Baz wrote:
I would expect (based on all the old tutorials) that it would create the
MVCs based on the initial migration? But it doesn't seem to do that. It
creates a user model migration that creates the table with a timestamp
only.
Nne of the other fields are there.
If you already have a database then you don't need a migration to create
it. If you want a new database based on the old one, then you can use
the schema dump to create a single migration to create all the tables in
the new database. (Point your database.yml file at the old database, do
the dump, point your database.yml file at the new database, then run the
schema dump.)
At this point, whichever situation applies, you have your database
setup. The script/generate script uses various generators to do things.
Run it without arguments to see the usage. This will list available
generators.
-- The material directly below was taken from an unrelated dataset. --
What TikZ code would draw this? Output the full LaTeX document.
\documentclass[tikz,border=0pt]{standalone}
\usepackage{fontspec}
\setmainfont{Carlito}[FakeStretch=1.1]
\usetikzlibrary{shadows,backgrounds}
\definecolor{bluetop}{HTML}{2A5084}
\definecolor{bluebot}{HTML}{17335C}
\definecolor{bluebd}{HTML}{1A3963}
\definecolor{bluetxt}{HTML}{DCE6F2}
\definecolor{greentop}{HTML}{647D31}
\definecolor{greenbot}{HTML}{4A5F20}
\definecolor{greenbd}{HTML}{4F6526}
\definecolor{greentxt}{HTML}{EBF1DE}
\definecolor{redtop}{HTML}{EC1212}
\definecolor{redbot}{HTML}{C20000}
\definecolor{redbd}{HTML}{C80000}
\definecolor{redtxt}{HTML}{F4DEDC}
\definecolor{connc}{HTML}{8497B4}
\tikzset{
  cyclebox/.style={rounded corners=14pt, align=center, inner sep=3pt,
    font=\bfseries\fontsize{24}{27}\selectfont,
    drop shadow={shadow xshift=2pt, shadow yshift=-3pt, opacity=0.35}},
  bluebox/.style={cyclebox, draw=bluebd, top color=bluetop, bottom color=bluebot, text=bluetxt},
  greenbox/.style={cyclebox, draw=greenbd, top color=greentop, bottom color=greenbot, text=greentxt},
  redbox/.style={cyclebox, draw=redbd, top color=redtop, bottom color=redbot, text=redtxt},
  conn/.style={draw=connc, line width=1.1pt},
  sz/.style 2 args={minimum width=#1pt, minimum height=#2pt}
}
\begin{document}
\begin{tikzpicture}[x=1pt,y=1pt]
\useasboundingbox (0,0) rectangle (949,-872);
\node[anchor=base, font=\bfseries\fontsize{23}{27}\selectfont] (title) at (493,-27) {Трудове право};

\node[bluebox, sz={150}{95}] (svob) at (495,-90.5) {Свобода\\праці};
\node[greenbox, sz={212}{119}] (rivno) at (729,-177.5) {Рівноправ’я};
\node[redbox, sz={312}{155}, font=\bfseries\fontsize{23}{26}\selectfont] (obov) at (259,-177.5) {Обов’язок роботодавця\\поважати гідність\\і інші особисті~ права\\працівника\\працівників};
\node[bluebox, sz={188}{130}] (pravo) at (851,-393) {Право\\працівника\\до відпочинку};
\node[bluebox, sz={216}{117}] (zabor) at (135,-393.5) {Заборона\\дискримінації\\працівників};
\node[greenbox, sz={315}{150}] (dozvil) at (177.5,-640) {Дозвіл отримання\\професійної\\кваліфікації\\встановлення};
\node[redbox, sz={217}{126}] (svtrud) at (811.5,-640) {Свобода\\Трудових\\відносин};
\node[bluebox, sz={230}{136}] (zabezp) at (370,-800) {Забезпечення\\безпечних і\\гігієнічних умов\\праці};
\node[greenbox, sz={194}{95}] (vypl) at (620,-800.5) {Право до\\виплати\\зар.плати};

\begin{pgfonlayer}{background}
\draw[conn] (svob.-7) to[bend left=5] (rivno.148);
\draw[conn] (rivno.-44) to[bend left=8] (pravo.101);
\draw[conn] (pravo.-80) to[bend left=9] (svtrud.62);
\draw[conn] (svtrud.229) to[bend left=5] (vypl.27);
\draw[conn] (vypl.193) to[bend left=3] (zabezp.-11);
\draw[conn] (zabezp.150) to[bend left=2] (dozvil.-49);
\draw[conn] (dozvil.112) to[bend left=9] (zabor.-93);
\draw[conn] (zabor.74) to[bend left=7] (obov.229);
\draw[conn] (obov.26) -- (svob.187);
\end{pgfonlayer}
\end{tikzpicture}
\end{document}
Of note at this point are:
controller
- creates a controller and its functional test stub
migration
- creates a stub migration file
model
- creates a model and stubs for unit tests, fixtures and also a
migration file
scaffold
- creates a model, its migration file, its controller, and initial
versions of views for CRUD operations as well as the other support files
mentioned above
Since you have the database, you don't need migrations and you're
probably wanting to start with more than basic model or controller
stubs, so use the scaffold generator for now. The generators won't
extract information from the database. In fact, they are primarily
aimed at initial setup so the intended use is to give the generators the
model structure and create the database from that. For example:
script/generate scaffold Sample name:string description:string
This will create a migration to build a "samples" table with "name" and
"description" columns, along with default timestamp columns (you can
edit the migration to remove them if you don't need them). Also, it
will create the model, a controller and the views for the controller
which will refer to your columns.
In your case, you don't *have* to specify the fields since you won't
need the migrations, so for each model you have, just run:
script/generate scaffold Sample
(where "Sample" is replaced with the model name)
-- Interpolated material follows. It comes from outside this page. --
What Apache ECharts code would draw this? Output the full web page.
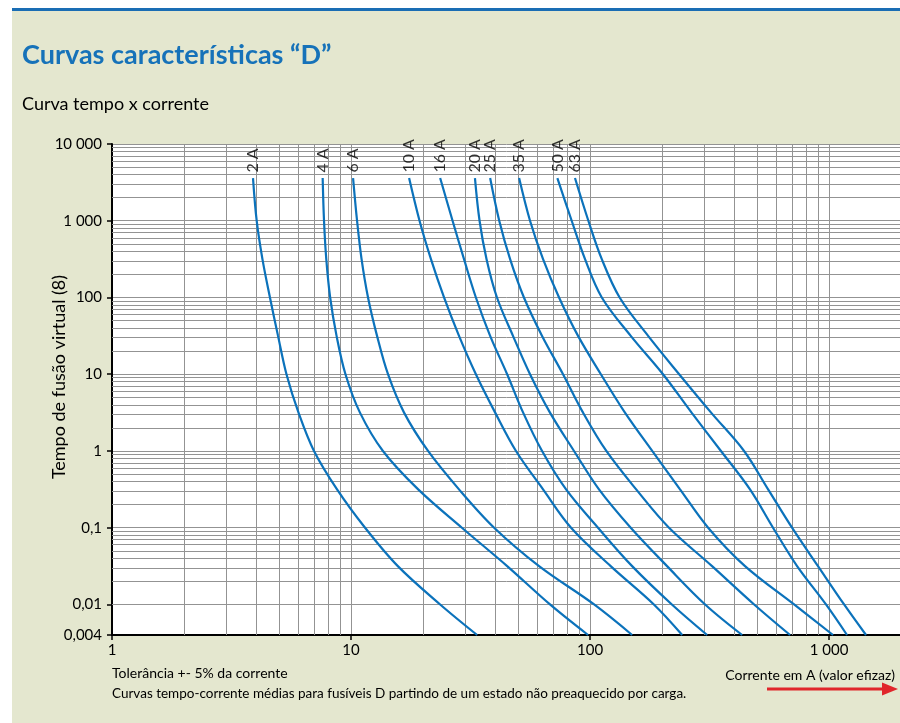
<!DOCTYPE html>
<html><head><meta charset="utf-8">
<script src="https://cdn.jsdelivr.net/npm/echarts@6/dist/echarts.min.js"></script>
<style>html,body{margin:0;padding:0;background:#fff;overflow:hidden}#c{width:900px;height:723px}</style>
</head><body><div id="c"></div>
<script>
// ---- data: melting time (s) levels and the current (A) read for each fuse at those times ----
const fuseNames  = ['2 A','4 A','6 A','10 A','16 A','20 A','25 A','35 A','50 A','63 A'];
const timeLevels = [3600, 1000, 316, 100, 31.6, 10, 3.16, 1, 0.316, 0.1, 0.0316, 0.01, 0.004];
const current2A  = [3.89, 4.03, 4.26, 4.58, 4.95, 5.37, 6.03, 7.00, 8.74, 11.45, 15.7, 23.6, 33.7];
const current4A  = [7.61, 7.71, 7.88, 8.18, 8.70, 9.48, 10.9, 13.6, 19.1, 29.1, 45.0, 68.0, 98.1];
const current6A  = [10.2, 10.6, 11.07, 11.78, 12.85, 14.28, 16.67, 21.0, 28.3, 39.7, 61.2, 104, 150];
const current10A = [17.5, 19.35, 21.6, 24.5, 28.3, 33.3, 40.1, 49.0, 63.6, 83.3, 122, 185, 243];
const current16A = [23.6, 26.6, 29.7, 33.3, 38.2, 45.0, 52.5, 63.0, 79.4, 108, 150, 220, 309];
const current20A = [33.0, 34.5, 36.9, 40.8, 47.6, 56.1, 68.0, 85.7, 109, 148, 210, 303, 433];
const current25A = [38.2, 41.7, 46.3, 52.9, 63.0, 77.1, 93.5, 117, 156, 214, 324, 486, 687];
const current35A = [50.5, 56.1, 63.6, 74.2, 89.1, 111, 140, 182, 238, 312, 445, 714, 1039];
const current50A = [73.0, 83.8, 95.3, 112, 148, 202, 266, 353, 467, 583, 735, 971, 1189];
const current63A = [86.5, 98.4, 112, 133, 175, 236, 321, 441, 556, 700, 899, 1156, 1428];

const xTickValues = [1, 10, 100, 1000];
const xTickLabels = ['1', '10', '100', '1 000'];
const yTickValues = [10000, 1000, 100, 10, 1, 0.1, 0.01, 0.004];
const yTickLabels = ['10 000', '1 000', '100', '10', '1', '0,1', '0,01', '0,004'];

const titleText = 'Curvas características “D”';
const subtitleText = 'Curva tempo x corrente';
const yName = 'Tempo de fusão virtual (8)';
const xName = 'Corrente em A (valor efizaz)';
const note1 = 'Tolerância +- 5% da corrente';
const note2 = 'Curvas tempo-corrente médias para fusíveis D partindo de um estado não preaquecido por carga.';

// ---- chart ----
const currents = [current2A, current4A, current6A, current10A, current16A, current20A, current25A, current35A, current50A, current63A];
const curves = currents.map(arr => arr.map((c, i) => [c, timeLevels[i]]));
const FONT = 'Lato';
const X_MIN = 1, X_MAX = 2000, Y_MIN = 0.004, Y_MAX = 10000;

function lookup(values, labels) {
  return function (v) {
    const i = values.findIndex(t => Math.abs(Math.log10(t) - Math.log10(v)) < 1e-6);
    return i >= 0 ? labels[i] : '';
  };
}

// minor log grid values (2..9 per decade)
const xMinor = [], yMinor = [];
for (let e = 0; e <= 2; e++) for (let k = 2; k <= 9; k++) xMinor.push(k * Math.pow(10, e));
for (let e = -3; e <= 3; e++) for (let k = 2; k <= 9; k++) {
  const v = +(k * Math.pow(10, e)).toPrecision(6);
  if (v > Y_MIN && v < Y_MAX) yMinor.push(v);
}

const GRID_COLOR = '#939393';
const series = [{
  type: 'line', data: [], z: 1, silent: true,
  markLine: {
    silent: true, animation: false, symbol: ['none', 'none'],
    label: { show: false },
    lineStyle: { color: GRID_COLOR, width: 1, type: 'solid' },
    emphasis: { disabled: true },
    data: xMinor.map(v => ({ xAxis: v })).concat(yMinor.map(v => ({ yAxis: v })))
  }
}];
curves.forEach((c, i) => {
  series.push({
    type: 'line', name: fuseNames[i], data: c, z: 5, silent: true,
    symbol: 'none', showSymbol: false, smooth: 0.35,
    lineStyle: { color: '#0b72bb', width: 2.2 }, animation: false
  });
});
series.push({
  type: 'scatter', z: 6, silent: true, symbolSize: 1,
  itemStyle: { color: 'rgba(0,0,0,0)' },
  data: curves.map((c, i) => ({ value: c[0], name: fuseNames[i] })),
  label: {
    show: true, formatter: '{b}', position: 'top', distance: 5, rotate: 90,
    align: 'left', verticalAlign: 'middle',
    color: '#000', fontSize: 16, fontFamily: FONT
  },
  animation: false
});

const chart = echarts.init(document.getElementById('c'), null, { renderer: 'canvas' });
chart.setOption({
  backgroundColor: '#fff',
  animation: false,
  grid: { left: 112, top: 144, width: 789, height: 491, show: true, backgroundColor: '#fff', borderWidth: 0, outerBoundsMode: 'none' },
  xAxis: {
    type: 'log', logBase: 10, min: X_MIN, max: X_MAX,
    axisLine: { show: true, lineStyle: { color: '#000', width: 2 } },
    axisTick: { show: true, length: 5, lineStyle: { color: '#000', width: 1.5 } },
    axisLabel: { formatter: lookup(xTickValues, xTickLabels), showMaxLabel: false, color: '#000', fontSize: 15, fontFamily: FONT, margin: 8 },
    splitLine: { show: true, lineStyle: { color: GRID_COLOR, width: 1 } },
    minorTick: { show: false }, minorSplitLine: { show: false }
  },
  yAxis: {
    type: 'log', logBase: 10, min: Y_MIN, max: Y_MAX,
    axisLine: { show: true, lineStyle: { color: '#000', width: 2 } },
    axisTick: { show: true, length: 5, lineStyle: { color: '#000', width: 1.5 } },
    axisLabel: { formatter: lookup(yTickValues, yTickLabels), color: '#000', fontSize: 15, fontFamily: FONT, margin: 10 },
    splitLine: { show: true, lineStyle: { color: GRID_COLOR, width: 1 } },
    minorTick: { show: false }, minorSplitLine: { show: false }
  },
  graphic: [
    { type: 'rect', left: 12, top: 8, shape: { width: 888, height: 715 }, style: { fill: '#e4e7cf' }, z: -10 },
    { type: 'rect', left: 12, top: 8, shape: { width: 888, height: 3 }, style: { fill: '#1a6db4' }, z: -9 },
    { type: 'text', x: 22, y: 55, style: { text: titleText, fill: '#1672b9', font: 'bold 27px Lato', verticalAlign: 'middle' } },
    { type: 'text', x: 22, y: 104, style: { text: subtitleText, fill: '#000', font: '18px Lato', verticalAlign: 'middle' } },
    { type: 'text', x: 59, y: 377, rotation: Math.PI / 2, style: { text: yName, fill: '#000', font: '18px Lato', align: 'center', verticalAlign: 'middle' } },
    { type: 'text', x: 112, y: 673, style: { text: note1, fill: '#000', font: '14px Lato', verticalAlign: 'middle' } },
    { type: 'text', x: 112, y: 694, style: { text: note2, fill: '#000', font: '13.5px Lato', verticalAlign: 'middle' } },
    { type: 'text', x: 895, y: 675, style: { text: xName, fill: '#000', font: '14px Lato', align: 'right', verticalAlign: 'middle' } },
    { type: 'line', shape: { x1: 767, y1: 689, x2: 884, y2: 689 }, style: { stroke: '#e0262b', lineWidth: 3 } },
    { type: 'polygon', shape: { points: [[882, 682.5], [898, 689], [882, 695.5]] }, style: { fill: '#e0262b' } }
  ],
  series: series
});
</script>
</body></html>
You don't want the migration generated so delete it (or it will cause
problems later if you add migrations for new tables, etc). Note,
however, that by not specifying field names, the views will not
reference them so you will have to edit all your views so that they show
all the data you want them to. You'd probably be doing that anyway as
the default views are all pretty basic. (This is a major change in Rails
2 as in previous versions, the views were created to use reflection and
so newly scaffolded views didn't refer to specific columns at all.)
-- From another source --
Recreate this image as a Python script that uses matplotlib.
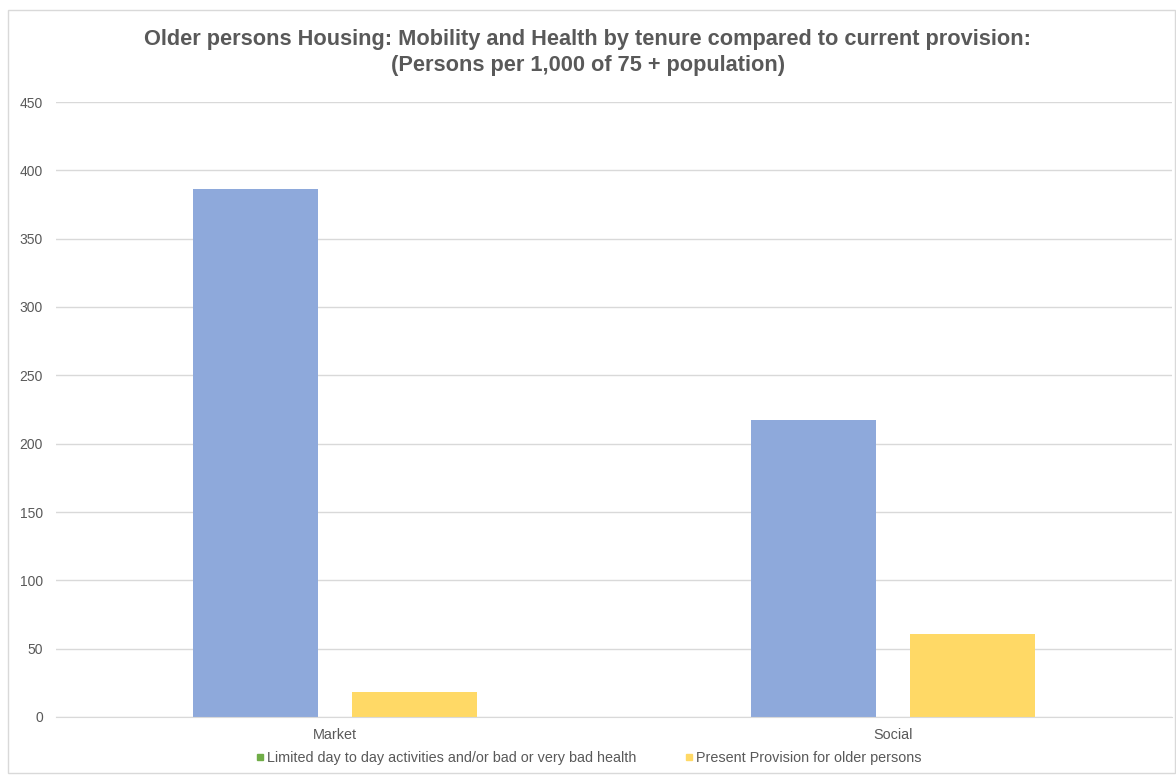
import matplotlib
matplotlib.use("Agg")
import matplotlib.pyplot as plt
from matplotlib.patches import Rectangle
from matplotlib.lines import Line2D

# Data
categories = ["Market", "Social"]
limited_health = [386, 217]
present_provision = [18, 61]
series_names = ["Limited day to day activities and/or bad or very bad health",
                "Present Provision for older persons"]
y_ticks = [0, 50, 100, 150, 200, 250, 300, 350, 400, 450]

plt.rcParams["font.family"] = ["Liberation Sans", "DejaVu Sans"]

fig = plt.figure(figsize=(11.76, 7.75), dpi=100)
ax = fig.add_axes([56 / 1176, 1 - 717 / 775, (1172 - 56) / 1176, (717 - 102) / 775])

blue = "#8EA9DB"
yellow = "#FFD966"
text_col = "#595959"

width = 0.224
offset = width / 2 + 0.0305
x = list(range(len(categories)))
ax.bar([i - offset for i in x], limited_health, width=width, color=blue, zorder=3)
ax.bar([i + offset for i in x], present_provision, width=width, color=yellow, zorder=3)

ax.set_xlim(-0.5, 1.5)
ax.set_ylim(0, 450)
ax.set_yticks(y_ticks)
ax.set_yticklabels([str(v) for v in y_ticks], color=text_col, fontsize=10)
ax.set_xticks(x)
ax.set_xticklabels(categories, color=text_col, fontsize=10.4)
ax.tick_params(axis="both", length=0)
ax.tick_params(axis="y", pad=9.5)
ax.tick_params(axis="x", pad=8)
ax.yaxis.grid(True, color="#D9D9D9", linewidth=1, zorder=0)
for side in ["top", "right", "left"]:
    ax.spines[side].set_visible(False)
ax.spines["bottom"].set_color("#D9D9D9")
ax.spines["bottom"].set_zorder(4)

fig.text(0.5, 1 - 39 / 775, "Older persons Housing: Mobility and Health by tenure compared to current provision:",
         ha="center", va="center", fontsize=15.7, fontweight="bold", color=text_col)
fig.text(0.5, 1 - 65 / 775, "(Persons per 1,000 of 75 + population)",
         ha="center", va="center", fontsize=15.7, fontweight="bold", color=text_col)

handles = [Line2D([], [], marker="s", linestyle="none", markersize=5, color="#70AD47"),
           Line2D([], [], marker="s", linestyle="none", markersize=5, color=yellow)]
fig.legend(handles, series_names, loc="center", bbox_to_anchor=(0.5, 1 - 758 / 775),
           ncol=2, frameon=False, fontsize=10.4, labelcolor=text_col,
           handletextpad=0.1, columnspacing=3.2, handlelength=0.8)

# Chart frame
fig.patches.append(Rectangle((8 / 1176, 0.002), 1 - 9 / 1176, 1 - 10 / 775 - 0.002,
                             transform=fig.transFigure, fill=False,
                             edgecolor="#D9D9D9", linewidth=1))

fig.savefig("out.png", dpi=100)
You'll now have a fully scaffolded application. You then need to edit
all your models to set up relationships, names of primary keys (where it
isn't "id"), etc.
Remember that scaffolding is just to provide a bit of structure to help
you build the application, not to be the application. Also look at the
wiki for other generators you can use which may help.
This isn't really more work than you would have to do when starting from
scratch (as then, you still need to think up your models and fields and
specify them in the generators and apply all the migrations).